Confessions up front: I didn’t get to see the Wave. We did not get a permit. What is the Wave, you may ask? Well, go check out this link and then come back here. Don’t worry, I’ll wait.
Access to the Wave is governed by a lottery process, with only twenty visitors allowed per day. Ten are assigned via a lottery several months in advance, and ten are distributed via lottery the day prior to the permitted date. The advance lottery process is described clearly and in great detail here. The in-person lottery is a bit more mysterious so I thought I’d describe my experience for those planning on trying for one.
So how does the Walk-In lottery process for The Wave work?
In general I’ll say that it is handled quite well by cheerful and friendly volunteers. The atmosphere was nervous but fun as people waited around for the drawing.
1: Arriving at the Office
The drawing is at 9 am MST (DST in summer) and they open the office doors at 8:30. It doesn’t matter when you arrive – everyone who is there before the 9 am drawing has the same chance. Pay attention to the time zone issues with Northern Arizona and Southern Utah – there are always people who show up an hour late. The permits are currently issued through the Grand Staircase-Escalante National Monument Visitor Center in Kanab, Utah. When we did it we had to go to the Paria Contact Station. I believe the location is based on time of year. Make sure you double check.
2. Submitting the Application
Due to the small size of the office they asked that a single representative for each group come in while everyone else waited outside. Each representative filled out a form listing the number of people and the names of the people in their group. If more than one person from a group filled out a form both would be disqualified – one chance per group. As the volunteers collected the forms they checked through the other forms for name duplicates. There is no benefit for people who have showed up multiple days in a row. Somewhere I read that you got an extra chance per day you’d showed up but that was not (or no longer) the case when we were there. In fact, as we stood around we chatted with a guy who was on his 5th day of trying for a permit. At 9 am sharp they stopped accepting applications.
3. The Drawing
Each form was numbered at the top. I believe there were 16 groups totaling around 45 people. The volunteers said this was a very low number (probably due to the weather). In fact, on the door they had a list of the previous month’s daily lottery entries and the numbers were closer to 70 people per day. They took out a bingo wheel and a box of bingo balls with numbers on them. They put the balls numbered 1-16 in the wheel and drew them.
In order to assign the permits they would match the number on the ball to a numbered application. So, if the first one drawn was an application for two people, they would get two permits and they would draw again for the remaining 8. If the next group was four, they would draw again for the final four. If they then drew a group of six, the group would have an option of taking the four and having to leave two people behind, or passing entirely. The process went on until the ten spots were filled.
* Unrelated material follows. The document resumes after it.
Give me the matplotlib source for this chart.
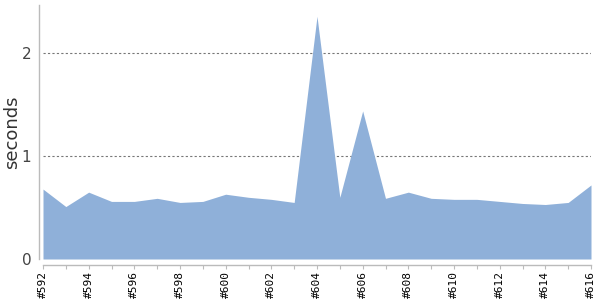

Issues, Observations, and Suggestions
The Wave permits are clearly in huge demand. There are some simple changes I believe they could make to leave fewer people frustrated and make sure the permits are being issued to people who will actually use them. The big complaint I have about the way that permits are handled all boil down to one thing: there is no common sense applied. They know that there are significantly more people who want to visit than they can accommodate, but their process does not maximize the chances that people they give permits to will actually get to see the Wave.
First, the half of the permits that are pre-determined by lottery are just mailed out, never to be seen again. For all they know, none of the 10 people actually showed up that day. And they have people requesting them from all over the world, trying for anything. How many of them get the permit and then actually arrange to travel there? Meanwhile they have a room full of people standing RIGHT THERE who desperately want to go. I would suggest that if you get one of the advance lottery permits that you be required to pick it up in person ahead of time or forfeit your spot. Yes, it is inconvenient to have to pick up a permit, but I’ve done it a 100 times with minimal inconvenience. If you don’t pick it up by a certain time it can go into the pool for the people who are there that day.
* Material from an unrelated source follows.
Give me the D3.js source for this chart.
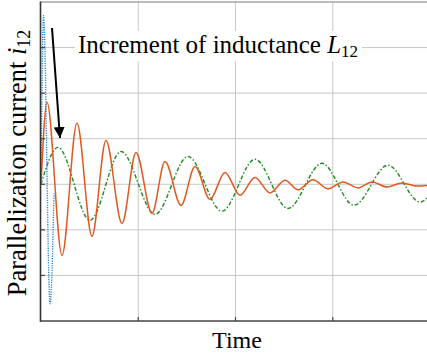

Second, we were there during horrible weather. While collecting the applications the volunteers clearly said many, many times that the road was impassible to all but the most capable 4WD drivers and vehicles (even then, incoming storms were making things worse). However, that didn’t deter anyone from entering the lottery, that’s for sure. Sure enough, as the permit spots filled and I watched the permit winners get into their cars, they were all small rental sedans from Las Vegas – a Ford Focus, a Nissan Altima, etc. So great, they got the permit, but there was no way for them to actually get to the Wave. They were told by the volunteers: you will not get in there. It’s hopeless. Meanwhile, the handful of us with vehicles most capable of negotiating the conditions were stuck with nothing. Most likely the Wave saw NO visitors that day.
I’m glad I experienced the process so that I know what to expect. I’m disappointed that we didn’t get a permit, especially considering that the people who did get them that day probably didn’t even use them. The weather really skunked us in this whole area and we didn’t get to see much of anything. But what we did visit was incredible. Although the Wave is the big famous focal point of the area, don’t let tunnel vision take hold. There are miles and miles of unique scenery to explore in the area. I cannot wait to go back and visit in good weather. Even if we don’t get a permit for the Wave again, I know I could stay busy for weeks.